* **Description of the task**: Below are some entries. Transcribe the lines from the one holding "Write a Python script that recreates this chart with Plotly." to the one holding "window = [0.5, 10.0]", inclusive, but not the pictures among them.

— BEGIN Records for this task —

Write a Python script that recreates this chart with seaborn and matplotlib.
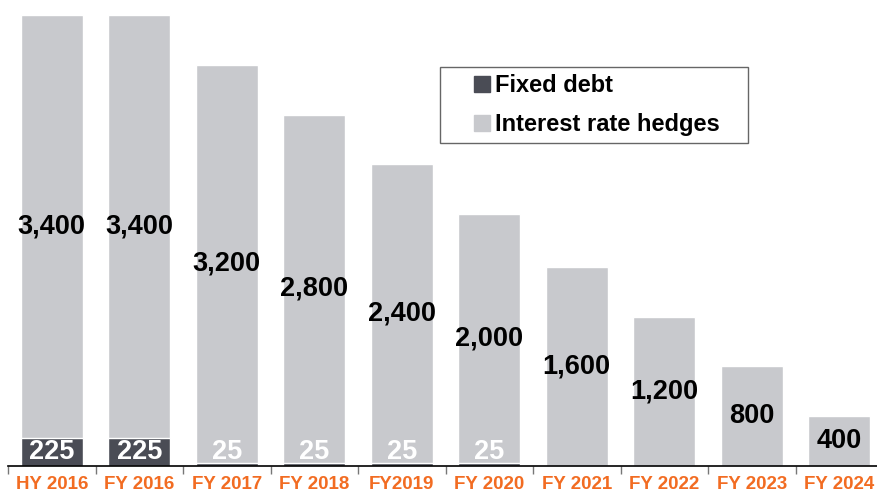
import matplotlib
matplotlib.use("Agg")
import matplotlib.pyplot as plt
import seaborn as sns
import pandas as pd
import numpy as np
from matplotlib.lines import Line2D
from matplotlib.patches import Rectangle

categories = ["HY 2016", "FY 2016", "FY 2017", "FY 2018", "FY2019",
              "FY 2020", "FY 2021", "FY 2022", "FY 2023", "FY 2024"]
fixed_debt = [225, 225, 25, 25, 25, 25, 0, 0, 0, 0]
hedges = [3400, 3400, 3200, 2800, 2400, 2000, 1600, 1200, 800, 400]

DARK = "#4a4c55"
LIGHT = "#c8c9cd"
ORANGE = "#f26c22"

sns.set_theme(style="white")
plt.rcParams["font.family"] = ["Liberation Sans", "DejaVu Sans"]
plt.rcParams["font.weight"] = "bold"

df = pd.DataFrame({"cat": categories, "fixed": fixed_debt, "hedges": hedges})
df["total"] = df["fixed"] + df["hedges"]

W, H = 877, 494
fig = plt.figure(figsize=(W / 100, H / 100), dpi=100)
ax = fig.add_axes([8 / W, 28 / H, 1 - 8 / W, 466 / H])

sns.barplot(data=df, x="cat", y="total", color=LIGHT, width=0.71,
            saturation=1, ax=ax, order=categories)
sns.barplot(data=df, x="cat", y="fixed", color=DARK, width=0.71,
            saturation=1, ax=ax, order=categories)

ymax = 3625 * 466 / 451
ax.set_ylim(0, ymax)
ax.set_xlim(-0.5, -0.5 + 869 / 87.5)

for i, (f, h) in enumerate(zip(fixed_debt, hedges)):
    ax.text(i, f + h / 2, f"{h:,}", ha="center", va="center",
            fontsize=19.5, fontweight="bold", color="black")
    if f > 0:
        ax.text(i, 112, f"{f:,}", ha="center", va="center",
                fontsize=19.5, fontweight="bold", color="white")

for s in ["top", "right", "left"]:
    ax.spines[s].set_visible(False)
ax.spines["bottom"].set_color("black")
ax.spines["bottom"].set_linewidth(1.2)
ax.set_yticks([])
ax.set_xlabel("")
ax.set_ylabel("")
ax.set_xticks(range(len(categories)))
ax.set_xticklabels(categories, fontsize=13.5, fontweight="bold", color=ORANGE)
ax.tick_params(axis="x", which="major", length=0, pad=7.5)
ax.set_xticks(np.arange(len(categories)) - 0.5, minor=True)
ax.tick_params(axis="x", which="minor", length=6, width=1, color="#777777",
               direction="out", bottom=True)

# legend frame
fig.add_artist(Rectangle((440 / W, 1 - 143 / H), 308 / W, 76 / H,
                         transform=fig.transFigure, fill=True,
                         facecolor="white", edgecolor="#666666", lw=1.0,
                         zorder=5))

handles = [Line2D([], [], marker="s", linestyle="none", markersize=11,
                  markerfacecolor=DARK, markeredgecolor=DARK),
           Line2D([], [], marker="s", linestyle="none", markersize=11,
                  markerfacecolor=LIGHT, markeredgecolor=LIGHT)]
leg = fig.legend(handles, ["Fixed debt", "Interest rate hedges"],
                 loc="center left", bbox_to_anchor=(476 / W, 1 - 105 / H),
                 frameon=False, prop={"size": 17, "weight": "bold"},
                 handlelength=0.5, handletextpad=0.3, borderpad=0,
                 labelspacing=0.68, borderaxespad=0)
leg.set_zorder(6)
for t in leg.get_texts():
    t.set_color("black")

fig.savefig("out.png", dpi=100)
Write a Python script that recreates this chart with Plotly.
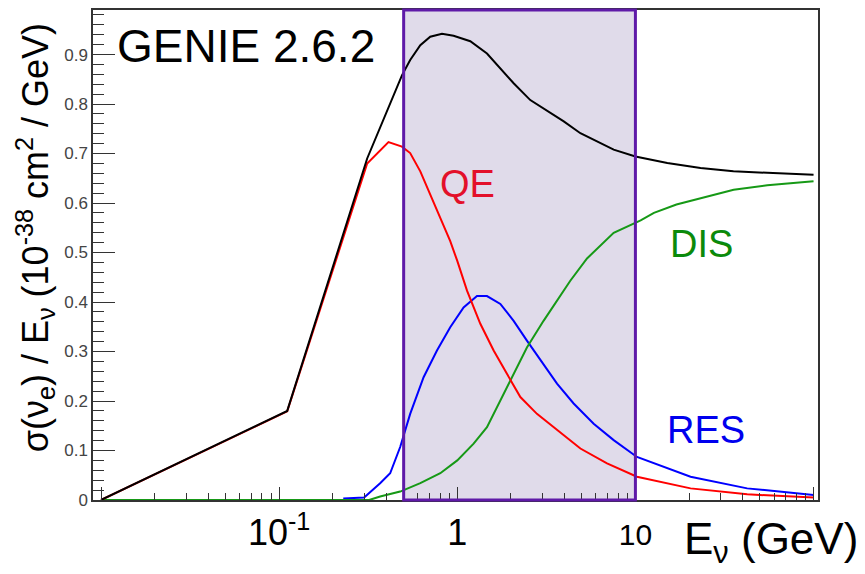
import plotly.graph_objects as go

# Neutrino energy (GeV) and cross section per energy (1e-38 cm^2 / GeV)
e_total = [0.01, 0.111, 0.312, 0.489, 0.544, 0.620, 0.705, 0.821, 0.953, 1.183, 1.468,
           1.745, 2.072, 2.57, 3.19, 3.96, 4.91, 6.09, 7.55, 10.0, 15.1, 23.2, 35.5, 55.0, 100.0]
xs_total = [0.0, 0.180, 0.690, 0.858, 0.889, 0.919, 0.936, 0.942, 0.938, 0.927, 0.902,
            0.872, 0.842, 0.808, 0.786, 0.765, 0.741, 0.724, 0.708, 0.694, 0.681, 0.671,
            0.664, 0.661, 0.657]

e_qe = [0.01, 0.111, 0.312, 0.411, 0.489, 0.544, 0.620, 0.705, 0.803, 0.913, 1.0, 1.134,
        1.347, 1.60, 1.90, 2.26, 2.80, 3.63, 4.91, 6.93, 10.2, 20.4, 42.4, 100.0]
xs_qe = [0.0, 0.179, 0.680, 0.723, 0.714, 0.701, 0.664, 0.617, 0.570, 0.523, 0.483, 0.423,
         0.356, 0.302, 0.255, 0.208, 0.174, 0.141, 0.104, 0.074, 0.047, 0.0235, 0.0115, 0.005]

e_res = [0.229, 0.300, 0.369, 0.420, 0.478, 0.544, 0.647, 0.769, 0.913, 1.085, 1.29, 1.468,
         1.745, 2.072, 2.46, 2.93, 3.63, 4.50, 5.83, 7.55, 10.2, 20.4, 42.4, 100.0]
xs_res = [0.003, 0.005, 0.034, 0.054, 0.107, 0.174, 0.248, 0.302, 0.349, 0.389, 0.412, 0.412,
          0.396, 0.362, 0.322, 0.282, 0.235, 0.195, 0.154, 0.121, 0.087, 0.047, 0.0235, 0.010]

e_dis = [0.01, 0.32, 0.369, 0.478, 0.620, 0.803, 1.0, 1.235, 1.468, 1.745, 2.072, 2.46, 3.05,
         3.63, 4.31, 5.35, 7.55, 10.7, 12.7, 17.0, 23.2, 35.6, 55.0, 100.0]
xs_dis = [0.0, 0.0, 0.007, 0.017, 0.034, 0.054, 0.080, 0.114, 0.147, 0.201, 0.255, 0.308,
          0.362, 0.402, 0.443, 0.488, 0.540, 0.565, 0.580, 0.597, 0.610, 0.627, 0.636, 0.644]

# Highlighted energy window (GeV)
window = [0.5, 10.0]

x_major = [0.01, 0.1, 1, 10, 100]
x_major_text = ["", "10<sup>-1</sup>", "1", "<span style='font-size:30px'>10</span>", ""]
x_minor = [m * 10.0 ** k for k in range(-2, 2) for m in range(2, 10)]

FONT = "Liberation Sans, Arial, sans-serif"

fig = go.Figure()
fig.add_trace(go.Scatter(x=e_res, y=xs_res, mode="lines", line=dict(color="#0000ff", width=2)))
fig.add_trace(go.Scatter(x=e_dis, y=xs_dis, mode="lines", line=dict(color="#169916", width=2)))
fig.add_trace(go.Scatter(x=e_qe, y=xs_qe, mode="lines", line=dict(color="#ff0000", width=2)))
fig.add_trace(go.Scatter(x=e_total, y=xs_total, mode="lines", line=dict(color="#000000", width=2)))

# energy window: filled band behind the curves, outline on top
fig.add_shape(type="rect", xref="x", yref="paper", x0=window[0], x1=window[1], y0=0, y1=1,
              fillcolor="#e0dbea", line=dict(width=0), layer="below")
fig.add_shape(type="rect", xref="x", yref="paper", x0=window[0], x1=window[1], y0=0, y1=1,
              fillcolor="rgba(0,0,0,0)", line=dict(color="#5f1aa8", width=3), layer="above")

fig.update_xaxes(
    type="log", range=[-2.045, 2.025],
    tickmode="array", tickvals=x_major, ticktext=x_major_text,
    ticks="inside", ticklen=13, tickwidth=1, tickcolor="#333",
    minor=dict(tickmode="array", tickvals=x_minor, ticks="inside", ticklen=7, tickcolor="#333"),
    showline=True, linecolor="#333", linewidth=1.5, mirror=True,
    showgrid=False, zeroline=False,
    tickfont=dict(family=FONT, size=36, color="#000"),
)
fig.update_yaxes(
    range=[0, 0.99], tick0=0, dtick=0.1,
    ticks="inside", ticklen=22, tickwidth=1, tickcolor="#333",
    minor=dict(dtick=0.02, ticks="inside", ticklen=11, tickcolor="#333"),
    showline=True, linecolor="#333", linewidth=1.5, mirror=True,
    showgrid=False, zeroline=False,
    tickfont=dict(family=FONT, size=17, color="#444"),
)

annotations = [
    dict(text="GENIE 2.6.2", x=0.030, y=0.927, xanchor="left", yanchor="middle",
         font=dict(family=FONT, size=46, color="#000")),
    dict(text="QE", x=0.516, y=0.644, xanchor="center", yanchor="middle",
         font=dict(family=FONT, size=38, color="#e3102a")),
    dict(text="DIS", x=0.839, y=0.522, xanchor="center", yanchor="middle",
         font=dict(family=FONT, size=38, color="#0b8a0b")),
    dict(text="RES", x=0.846, y=0.142, xanchor="center", yanchor="middle",
         font=dict(family=FONT, size=38, color="#0000ee")),
    dict(text="E<sub>ν</sub> (GeV)", x=0.812, y=-0.085, xanchor="left", yanchor="middle",
         font=dict(family=FONT, size=44, color="#000")),
    dict(text="σ(ν<sub>e</sub>) / E<sub>ν</sub> (10<sup>-38</sup> cm<sup>2</sup> / GeV)",
         x=-0.08, y=0.976, xanchor="center", yanchor="top", textangle=-90,
         font=dict(family=FONT, size=36, color="#000")),
]
for a in annotations:
    a.update(xref="paper", yref="paper", showarrow=False)
fig.update_layout(
    annotations=annotations,
    width=865, height=574,
    margin=dict(l=93, r=47, t=8, b=74),
    paper_bgcolor="white", plot_bgcolor="white",
    showlegend=False,
)

fig.write_html("out.html")
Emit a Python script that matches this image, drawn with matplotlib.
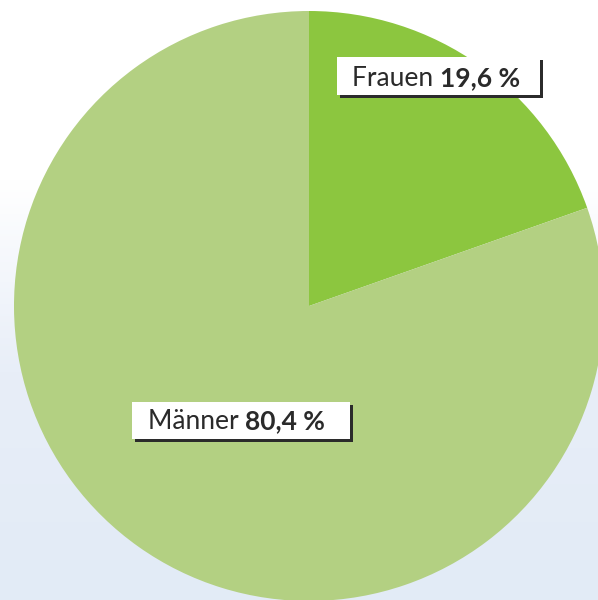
import numpy as np
import matplotlib
matplotlib.use("Agg")
import matplotlib.pyplot as plt
from matplotlib.patches import Rectangle
from matplotlib.colors import LinearSegmentedColormap

categories = ["Frauen", "Männer"]
values = [19.6, 80.4]
value_labels = ["19,6 %", "80,4 %"]
colors = ["#8cc63f", "#b3d082"]

W, H = 598, 600
fig = plt.figure(figsize=(W / 100, H / 100), dpi=100)
ax = fig.add_axes([0, 0, 1, 1])

# background gradient (white top -> light blue bottom)
cmap = LinearSegmentedColormap.from_list("bg", [(0, "#ffffff"), (0.30, "#ffffff"), (0.62, "#e8eef8"), (1.0, "#e2ebf6")])
grad = np.linspace(0, 1, 300).reshape(-1, 1)  # row 0 = top (white)
ax.imshow(grad, extent=[0, W, 0, H], cmap=cmap, aspect="auto", zorder=0, origin="upper")

cx, cy, r = 309, H - 306, 295
ax.pie(values, colors=colors, startangle=90, counterclock=False,
       center=(cx, cy), radius=r, frame=True,
       wedgeprops=dict(linewidth=0, zorder=2))
ax.set_xlim(0, W)
ax.set_ylim(0, H)
ax.set_aspect("auto")
ax.axis("off")

fig.canvas.draw()
renderer = fig.canvas.get_renderer()

fs = 19
fam = ["Lato", "DejaVu Sans"]
txt_color = "#2a2a2a"

# (box_x0, box_top, box_x1, box_bottom, text_x, baseline) in pixel coords from top
boxes = [
    (337, 57, 540, 95, 352, 86),
    (132, 402, 350, 439, 148, 429),
]
for (x0, t, x1, b, tx, base), cat, lab in zip(boxes, categories, value_labels):
    ax.add_patch(Rectangle((x0 + 3, H - b - 3), x1 - x0, b - t, facecolor="#2b2b2b", edgecolor="none", zorder=3))
    ax.add_patch(Rectangle((x0, H - b), x1 - x0, b - t, facecolor="white", edgecolor="none", zorder=4))
    t1 = ax.text(tx, H - base, cat + " ", fontsize=fs, family=fam, color=txt_color,
                 va="baseline", ha="left", zorder=5)
    bb = t1.get_window_extent(renderer=renderer)
    x_data = ax.transData.inverted().transform((bb.x1, 0))[0]
    ax.text(x_data, H - base, lab, fontsize=fs, family=fam, fontweight="bold", color=txt_color,
            va="baseline", ha="left", zorder=5)

fig.savefig("out.png", dpi=100)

— END Records for this task —

* **Answer to this problem**:
Write a Python script that recreates this chart with Plotly.
import plotly.graph_objects as go

# Neutrino energy (GeV) and cross section per energy (1e-38 cm^2 / GeV)
e_total = [0.01, 0.111, 0.312, 0.489, 0.544, 0.620, 0.705, 0.821, 0.953, 1.183, 1.468,
           1.745, 2.072, 2.57, 3.19, 3.96, 4.91, 6.09, 7.55, 10.0, 15.1, 23.2, 35.5, 55.0, 100.0]
xs_total = [0.0, 0.180, 0.690, 0.858, 0.889, 0.919, 0.936, 0.942, 0.938, 0.927, 0.902,
            0.872, 0.842, 0.808, 0.786, 0.765, 0.741, 0.724, 0.708, 0.694, 0.681, 0.671,
            0.664, 0.661, 0.657]

e_qe = [0.01, 0.111, 0.312, 0.411, 0.489, 0.544, 0.620, 0.705, 0.803, 0.913, 1.0, 1.134,
        1.347, 1.60, 1.90, 2.26, 2.80, 3.63, 4.91, 6.93, 10.2, 20.4, 42.4, 100.0]
xs_qe = [0.0, 0.179, 0.680, 0.723, 0.714, 0.701, 0.664, 0.617, 0.570, 0.523, 0.483, 0.423,
         0.356, 0.302, 0.255, 0.208, 0.174, 0.141, 0.104, 0.074, 0.047, 0.0235, 0.0115, 0.005]

e_res = [0.229, 0.300, 0.369, 0.420, 0.478, 0.544, 0.647, 0.769, 0.913, 1.085, 1.29, 1.468,
         1.745, 2.072, 2.46, 2.93, 3.63, 4.50, 5.83, 7.55, 10.2, 20.4, 42.4, 100.0]
xs_res = [0.003, 0.005, 0.034, 0.054, 0.107, 0.174, 0.248, 0.302, 0.349, 0.389, 0.412, 0.412,
          0.396, 0.362, 0.322, 0.282, 0.235, 0.195, 0.154, 0.121, 0.087, 0.047, 0.0235, 0.010]

e_dis = [0.01, 0.32, 0.369, 0.478, 0.620, 0.803, 1.0, 1.235, 1.468, 1.745, 2.072, 2.46, 3.05,
         3.63, 4.31, 5.35, 7.55, 10.7, 12.7, 17.0, 23.2, 35.6, 55.0, 100.0]
xs_dis = [0.0, 0.0, 0.007, 0.017, 0.034, 0.054, 0.080, 0.114, 0.147, 0.201, 0.255, 0.308,
          0.362, 0.402, 0.443, 0.488, 0.540, 0.565, 0.580, 0.597, 0.610, 0.627, 0.636, 0.644]

# Highlighted energy window (GeV)
window = [0.5, 10.0]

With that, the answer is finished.